Only two things are certain about such predictions: If it's the cost, they underestimate. If it's the ridership, they overestimate.

They've never been right. They've never even been close.

But let's say this time they are. Twenty-five thousand riders for $240 million—this is a bargain? Maybe so, if you own a bank on Brickell Avenue; maybe not, if you're standing on a hot street corner, hoping for a bus, any bus, that runs on time.

Paint Rosario nattily naive, fiscally fickle

February 2, 1987

This week's Most Frighteningly Dumb True Quote conies from Miami City Commissioner Rosario Kennedy, when informed that it had cost $111,549.71 to renovate her office at City Hall:

"Nobody told me anything about a budget. I was not involved in it at all. I was involved in the colors."

Now, then, isn't this the kind of eagle-eyed public servant you want playing with your tax dollars? Where did Mrs. Kennedy think the money for the new furniture was coming from, Publisher's Clearing House?

It's quite a feat to out-Sergio our county manager and his $9,000 desk, so let's look at some of the goodies in Mrs. Kennedy's den.

You've got your pewter-gray light fixtures ($2,144), your striped pumice-colored lounge chair for $1,056 (and don't ask me what "pumice" looks like), your three gray desks ($3,625) and your 257 yards of wallpaper ($2,380). Then you've got your striped bench seat for $1,134, your six slabs of marble for $320 and your dove-colored carpet for $1,958.16 (and no, I don't have the faintest idea whether dove goes with pumice).

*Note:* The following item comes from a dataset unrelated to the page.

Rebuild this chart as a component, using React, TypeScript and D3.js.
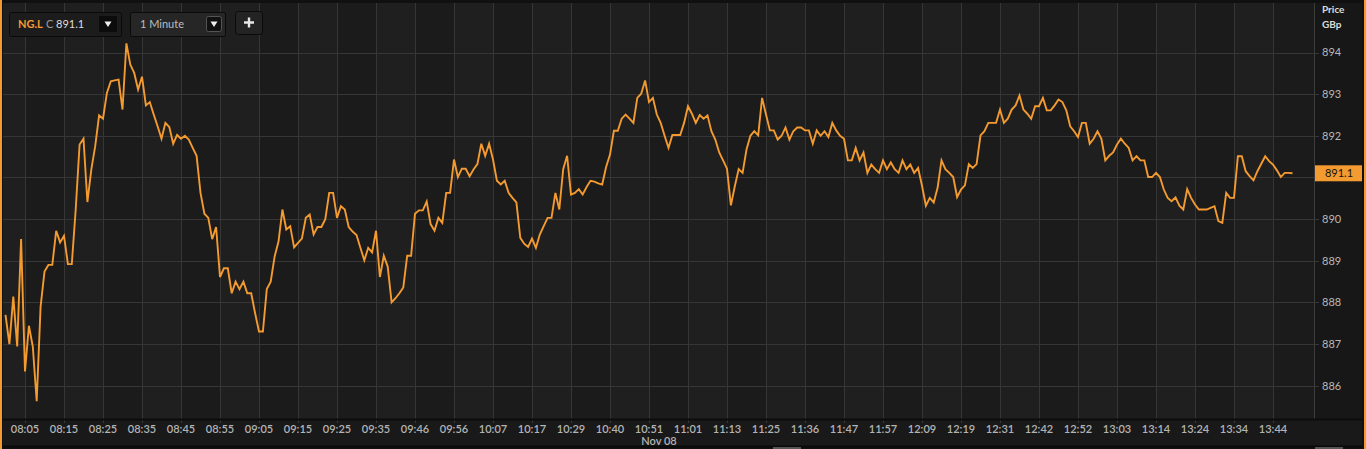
import { useEffect, useRef } from 'react';
import * as d3 from 'd3';

// one-minute closes of NG.L, 08:00 onwards (index = minute bar)
const prices = [
  887.7, 887.0, 888.14, 886.94, 889.52, 886.34, 887.44, 886.94, 885.63, 887.9,
  888.74, 888.9, 888.9, 889.72, 889.44, 889.6, 888.92, 888.92, 890.23, 891.79,
  891.93, 890.41, 891.19, 891.75, 892.49, 892.41, 893.03, 893.31, 893.33, 893.35,
  892.63, 894.22, 893.71, 893.51, 893.11, 893.42, 892.73, 892.81, 892.51, 892.23,
  891.93, 892.31, 892.21, 891.81, 892.02, 891.93, 892.0, 891.91, 891.71, 891.52,
  890.63, 890.13, 890.03, 889.52, 889.81, 888.61, 888.82, 888.82, 888.22, 888.5,
  888.32, 888.5, 888.22, 888.22, 887.74, 887.3, 887.3, 888.32, 888.5, 889.1,
  889.46, 890.23, 889.75, 889.83, 889.32, 889.43, 889.53, 890.03, 890.11, 889.63,
  889.81, 889.81, 890.0, 890.63, 890.63, 890.03, 890.31, 890.23, 889.81, 889.7,
  889.62, 889.31, 889.01, 889.31, 889.2, 889.72, 888.61, 889.12, 888.86, 888.0,
  888.1, 888.22, 888.36, 889.12, 889.12, 890.13, 890.21, 890.21, 890.42, 889.88,
  889.72, 890.03, 889.91, 890.63, 890.63, 891.43, 891.01, 891.21, 891.21, 891.03,
  891.19, 891.32, 891.81, 891.52, 891.81, 891.43, 890.92, 890.83, 890.92, 890.63,
  890.51, 890.4, 889.55, 889.41, 889.33, 889.53, 889.31, 889.63, 889.83, 890.03,
  890.03, 890.63, 890.23, 891.2, 891.52, 890.59, 890.63, 890.72, 890.59, 890.77,
  890.92, 890.9, 890.86, 890.83, 891.25, 891.55, 892.12, 892.12, 892.41, 892.51,
  892.41, 892.31, 892.91, 893.01, 893.33, 892.81, 892.91, 892.51, 892.31, 892.0,
  891.71, 892.02, 892.02, 892.02, 892.31, 892.71, 892.53, 892.31, 892.5, 892.41,
  892.49, 892.11, 891.91, 891.6, 891.41, 891.21, 890.33, 890.79, 891.2, 891.11,
  891.67, 892.0, 892.11, 892.01, 892.91, 892.51, 892.13, 892.13, 891.91, 892.0,
  892.2, 891.91, 892.11, 892.2, 892.2, 892.13, 892.13, 891.81, 892.13, 892.0,
  892.11, 891.97, 892.31, 892.13, 892.0, 891.93, 891.41, 891.41, 891.71, 891.41,
  891.6, 891.11, 891.31, 891.2, 891.11, 891.41, 891.2, 891.36, 891.2, 891.11,
  891.41, 891.2, 891.31, 891.11, 891.23, 890.8, 890.32, 890.51, 890.4, 890.75,
  891.41, 891.2, 891.11, 891.01, 890.53, 890.71, 890.81, 891.32, 891.23, 891.32,
  892.01, 892.11, 892.31, 892.31, 892.31, 892.63, 892.31, 892.41, 892.63, 892.73,
  892.97, 892.63, 892.53, 892.41, 892.71, 892.71, 892.91, 892.61, 892.61, 892.73,
  892.87, 892.81, 892.61, 892.23, 892.11, 891.97, 892.31, 892.31, 891.81, 891.93,
  892.11, 891.93, 891.41, 891.52, 891.6, 891.79, 891.93, 891.81, 891.71, 891.41,
  891.51, 891.41, 891.41, 891.01, 891.01, 891.11, 891.01, 890.71, 890.51, 890.43,
  890.52, 890.32, 890.23, 890.72, 890.51, 890.35, 890.23, 890.23, 890.23, 890.27,
  890.31, 889.95, 889.91, 890.63, 890.51, 890.51, 891.51, 891.51, 891.15, 891.03,
  890.93, 891.15, 891.33, 891.51, 891.39, 891.31, 891.17, 891.01, 891.11, 891.11,
  891.1,
];

// one label every 10 bars, starting at bar 5
const timeLabels = [
  '08:05', '08:15', '08:25', '08:35', '08:45', '08:55', '09:05', '09:15', '09:25',
  '09:35', '09:46', '09:56', '10:07', '10:17', '10:29', '10:40', '10:51', '11:01',
  '11:13', '11:25', '11:36', '11:47', '11:57', '12:09', '12:19', '12:31', '12:42',
  '12:52', '13:03', '13:14', '13:24', '13:34', '13:44',
];

const priceTicks = [886, 887, 888, 889, 890, 891, 892, 893, 894];

const W = 1366;
const H = 449;
const FONT = 'Lato, "Open Sans", sans-serif';
const ORANGE = '#f39a30';

export default function App() {
  const svgRef = useRef<SVGSVGElement>(null);

  useEffect(() => {
    if (!svgRef.current) return;
    const svg = d3.select(svgRef.current);
    svg.selectAll('*').remove();

    const plot = { left: 3, right: 1314, top: 3, bottom: 419 };

    const x = d3.scaleLinear().domain([0, 330]).range([5.5, 1292.5]);
    const y = d3.scaleLinear().domain([886, 894]).range([385.7, 52.5]);
    const tickIdx = timeLabels.map((_, i) => 5 + i * 10);
    const last = prices[prices.length - 1];

    // outer frame
    svg.append('rect').attr('width', W).attr('height', H).attr('fill', '#101010');
    svg.append('rect')
      .attr('x', plot.left).attr('y', plot.top)
      .attr('width', plot.right - plot.left).attr('height', plot.bottom - plot.top)
      .attr('fill', '#1b1b1b');

    // alternating column bands
    const edges = [plot.left, ...tickIdx.map((i) => x(i)), plot.right];
    for (let k = 0; k < edges.length - 1; k++) {
      if (k % 2 === 1) continue;
      svg.append('rect')
        .attr('x', edges[k]).attr('y', plot.top)
        .attr('width', edges[k + 1] - edges[k]).attr('height', plot.bottom - plot.top)
        .attr('fill', '#1f1f1f');
    }

    // x axis strip + right axis strip
    svg.append('rect')
      .attr('x', plot.left).attr('y', plot.bottom)
      .attr('width', 1362 - plot.left).attr('height', 446 - plot.bottom)
      .attr('fill', '#191919');
    svg.append('rect')
      .attr('x', plot.right).attr('y', plot.top)
      .attr('width', 1362 - plot.right).attr('height', plot.bottom - plot.top)
      .attr('fill', '#171717');

    // grid
    const grid = svg.append('g').attr('stroke', '#363636').attr('stroke-width', 1);
    tickIdx.forEach((i) => {
      const xx = Math.round(x(i)) + 0.5;
      grid.append('line')
        .attr('x1', xx).attr('x2', xx)
        .attr('y1', plot.top).attr('y2', plot.bottom + 4);
    });
    priceTicks.forEach((v) => {
      const yy = Math.round(y(v)) + 0.5;
      grid.append('line')
        .attr('x1', plot.left).attr('x2', plot.right + 5)
        .attr('y1', yy).attr('y2', yy);
    });

    // axis borders
    svg.append('line')
      .attr('x1', plot.right + 0.5).attr('x2', plot.right + 0.5)
      .attr('y1', plot.top).attr('y2', plot.bottom)
      .attr('stroke', '#3c3c3c');
    svg.append('line')
      .attr('x1', plot.left).attr('x2', 1362)
      .attr('y1', plot.bottom + 0.5).attr('y2', plot.bottom + 0.5)
      .attr('stroke', '#0c0c0c').attr('stroke-width', 2);
    svg.append('line')
      .attr('x1', plot.left).attr('x2', 1362)
      .attr('y1', 446.5).attr('y2', 446.5)
      .attr('stroke', '#0a0a0a').attr('stroke-width', 2);

    // price line
    const line = d3.line<number>()
      .x((_, i) => x(i))
      .y((d) => y(d));
    svg.append('path')
      .datum(prices)
      .attr('d', line)
      .attr('fill', 'none')
      .attr('stroke', ORANGE)
      .attr('stroke-width', 1.9)
      .attr('stroke-linejoin', 'miter');

    // y labels (the one under the last-price tag is hidden)
    const yl = svg.append('g')
      .attr('font-family', FONT).attr('font-size', 11).attr('fill', '#b8b8b8');
    priceTicks
      .filter((v) => Math.abs(y(v) - y(last)) > 12)
      .forEach((v) => {
        yl.append('text')
          .attr('x', 1322).attr('y', y(v)).attr('dy', '0.35em')
          .text(v);
      });
    svg.append('text')
      .attr('x', 1322).attr('y', 13)
      .attr('font-family', FONT).attr('font-size', 10).attr('font-weight', 'bold')
      .attr('fill', '#dcdcdc').text('Price');
    svg.append('text')
      .attr('x', 1322).attr('y', 28)
      .attr('font-family', FONT).attr('font-size', 10).attr('font-weight', 'bold')
      .attr('fill', '#dcdcdc').text('GBp');

    // last price marker
    svg.append('rect')
      .attr('x', 1315).attr('y', y(last) - 8)
      .attr('width', 47).attr('height', 16)
      .attr('fill', ORANGE);
    svg.append('text')
      .attr('x', 1339).attr('y', y(last)).attr('dy', '0.36em')
      .attr('text-anchor', 'middle')
      .attr('font-family', FONT).attr('font-size', 11)
      .attr('fill', '#111').text(last.toFixed(1));

    // x labels
    const xl = svg.append('g')
      .attr('font-family', FONT).attr('font-size', 11).attr('font-weight', 600)
      .attr('fill', '#b4b4b4').attr('text-anchor', 'middle');
    timeLabels.forEach((t, i) => {
      xl.append('text').attr('x', x(tickIdx[i])).attr('y', 433).text(t);
    });
    svg.append('text')
      .attr('x', 659).attr('y', 445).attr('text-anchor', 'middle')
      .attr('font-family', FONT).attr('font-size', 11).attr('font-weight', 600)
      .attr('fill', '#b4b4b4').text('Nov 08');

    // scrollbar bits
    svg.append('rect').attr('x', 773).attr('y', 447).attr('width', 28).attr('height', 2).attr('fill', '#555');
    svg.append('rect').attr('x', 1315).attr('y', 447).attr('width', 28).attr('height', 2).attr('fill', '#555');

    // orange side edges
    svg.append('rect').attr('x', 0).attr('y', 0).attr('width', 2).attr('height', H).attr('fill', ORANGE);
    svg.append('rect').attr('x', 1364).attr('y', 0).attr('width', 2).attr('height', H).attr('fill', ORANGE);

    // toolbar
    const tb = svg.append('g').attr('font-family', FONT);
    tb.append('rect')
      .attr('x', 9.5).attr('y', 12.5).attr('width', 112).attr('height', 24).attr('rx', 2)
      .attr('fill', '#1c1c1c').attr('stroke', '#0a0a0a');
    tb.append('text')
      .attr('x', 18).attr('y', 28).attr('font-size', 11).attr('font-weight', 'bold')
      .attr('fill', ORANGE).text('NG.L');
    tb.append('text')
      .attr('x', 46).attr('y', 28).attr('font-size', 11)
      .attr('fill', '#9a9a9a').text('C');
    tb.append('text')
      .attr('x', 56).attr('y', 28).attr('font-size', 11)
      .attr('fill', '#dedede').text('891.1');
    tb.append('rect')
      .attr('x', 99).attr('y', 16).attr('width', 18).attr('height', 16)
      .attr('fill', '#0c0c0c');
    tb.append('path').attr('d', 'M104.5,21.5 L111.5,21.5 L108,27 Z').attr('fill', '#eee');

    tb.append('rect')
      .attr('x', 130.5).attr('y', 12.5).attr('width', 95).attr('height', 24).attr('rx', 2)
      .attr('fill', '#262626').attr('stroke', '#0a0a0a');
    tb.append('text')
      .attr('x', 140).attr('y', 28).attr('font-size', 11)
      .attr('fill', '#bdbdbd').text('1 Minute');
    tb.append('rect')
      .attr('x', 206.5).attr('y', 16.5).attr('width', 15).attr('height', 15).attr('rx', 2)
      .attr('fill', '#111').attr('stroke', '#555');
    tb.append('path').attr('d', 'M210.5,21.5 L217.5,21.5 L214,27 Z').attr('fill', '#eee');

    tb.append('rect')
      .attr('x', 235.5).attr('y', 11.5).attr('width', 27).attr('height', 23).attr('rx', 3)
      .attr('fill', '#232323').attr('stroke', '#0a0a0a');
    tb.append('path')
      .attr('d', 'M249,17.5 V27.5 M244,22.5 H254')
      .attr('stroke', '#e6e6e6').attr('stroke-width', 2.4);
  }, []);

  return (
    <svg
      ref={svgRef}
      width={W}
      height={H}
      style={{ position: 'absolute', left: 0, top: 0, display: 'block' }}
    />
  );
}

Add to that your six pieces of framed artwork ($959.24), your three dove-gray file cabinets for $2,299 (I wonder what the regular gray would have cost), and your standard Vegas-style mirrored wall for $505.

The Rosario hit parade continues with air-conditioning at $4,769.68. That's for one office, folks. You can install central air in a nice-sized house for about half as much. Are we talking solid-gold thermostats or what?

Then there's the little matter of "parts" for $6,602.24 (probably truckloads of Windex for all the mirrors).